L’impatto psicologico-emotivo dopo il coronavirus

martedì 15 settembre 2020


Le conseguenze dopo l’impatto della diffusione sul coronavirus ha ridimensionato davvero la visione quotidiana della popolazione italiana?

C’è una questione psicologica che sotto moltissimi aspetti, le persone hanno rivalutato durante il decorso della pandemia. Lo stare chiusi in casa ci ha obbligatoriamente costretti a stare per un periodo di tempo abbastanza prolungato, racchiusi nella stessa cerchia ristretta del nucleo familiare o lavorativo.

Ecco perché è stata avviata l’iniziativa “Psicologi per il coronavirus”, un servizio riservato in particolare modo anche per gli operatori socio-sanitari. Un servizio che ha reso possibile una consulenza a distanza, formato da un equipe di psicologhi e psicoterapeuti esperti, pronti a destare il loro lavoro a servizio della comunità italiana.

Il numero di richieste della consultazione psicologa a distanza è stato molto elevato, ma effettivamente a distanza di tempo, dopo che il periodo più critico è stato superato, cosa n’è rimasto? Gli italiani hanno rivalutato davvero la possibilità di avviare un percorso terapeutico anche dopo l’avvenuta di quest’emergenza?
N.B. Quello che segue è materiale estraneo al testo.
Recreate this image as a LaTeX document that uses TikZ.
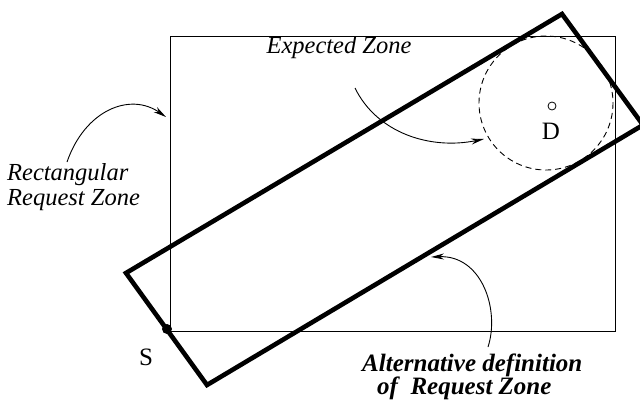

Purtroppo, una buona parte di queste persone che hanno richiesto questo servizio, ha deciso appunto di non continuare questo percorso per dimenticarsi alla svelta di questo periodo. Ma effettivamente a livello psicologico questo stato emotivo può essere eliminato in modo definito?

Un essere umano ha la tendenza di autoproteggersi da un ricordo spiacevole, cercando di rivolgere lo sguardo di nuovo a quello che sarebbe alla sua “normalità”, non prendendo in considerazione che molto spesso il malessere sussista già da prima dello scoppio di un evento più traumatico (in questo caso del coronavirus).

I rapporti con i familiari o con il proprio partner, poteva essere già da tempo logorato ma che in quel periodo di emergenza sono risaltati ancor di più i punti più critici.

O semplicemente, chi era abituato a rimanere per un periodo prolungato “lontano” dai propri cari, si è ritrovato rinchiuso in una sorta di prigione psicologica e fisica, con un nucleo familiare a cui non era più abituato a rimanere in contatto.

O le donne o gli uomini lavoratori, costretti entrambi a rimanere in casa a proseguire il proprio lavoro a distanza grazie allo “smart working” ma al contempo stesso riuscire a badare i propri figli, perché si era impossibilitati di portarli dai nonni o in alcune strutture apposite.

 Non è un male pretendere un proprio spazio personale, ma molto spesso bisogna avere anche il coraggio di richiedere un aiuto in più per se stessi. Oramai nel 2020 i valori tradizionali sono abbastanza mutati, non esiste più come una volta lo “star insieme” e di godersi di attimi tranquilli con la propria famiglia e con la persona che si ama.

Purtroppo è anche vero che la società ci ha messo in una condizione di essere come delle macchine di fabbrica, il nostro scopo oramai è di essere educati a produrre, per poi produrre a nostra volta il lavoro. Il malessere avviene quando una volta raggiunto questo obiettivo, non sol dimentichiamo in modo apparente “l’altra persona”, ma in modo particolare dimentichiamo “noi stessi”.

Siamo così occupati nel rivolgere lo sguardo a ciò che noi consideriamo “normalità”, che molto spesso trascuriamo il nostro malessere, che nei peggior dei casi possiamo anche riversare nel prossimo come forma di cattiveria.

Le varie forme di specialisti come lo psicologo, lo psicoterapeuta, lo psicoanalista, lo psichiatra non sono nate per essere derise o allontanate perché sono inutili, cerchiamo di proiettare il nostro sguardo al di fuori della nostra cerchia che consideriamo “normalità”. Sono figure importanti capaci di migliorare il nostro benessere, chi può darti aiuto non è il solo classico medico che ti opera sul lettino chirurgico o che vai nello studio per farti prescrivere l ricetta.

Ma un articolo può effettivamente far cambiare idea al lettore?

Purtroppo chi rimane nelle proprie convinzioni non cambierà mai la propria opinione, ma possiamo sempre confidare in quei pochi occhi discreti, quel poche anime che hanno solo di una spinta per fare questo gran passo. Per fortuna esistono ambulatori o centri che offrono questo servizio in modo gratuito, per facilitare quelle persone che non hanno la possibilità economica o diffidano di iniziare questo percorso a pagamento, basta cercare su internet qualche centro che possa fornire un supporto psicologico gratuito, o semplicemente basti consultare l’Asl della propria città che quest’ultimo fornisce lo stesso un percorso gratuito per chi è riuscito a rivolgere lo sguardo in un’altra direzione.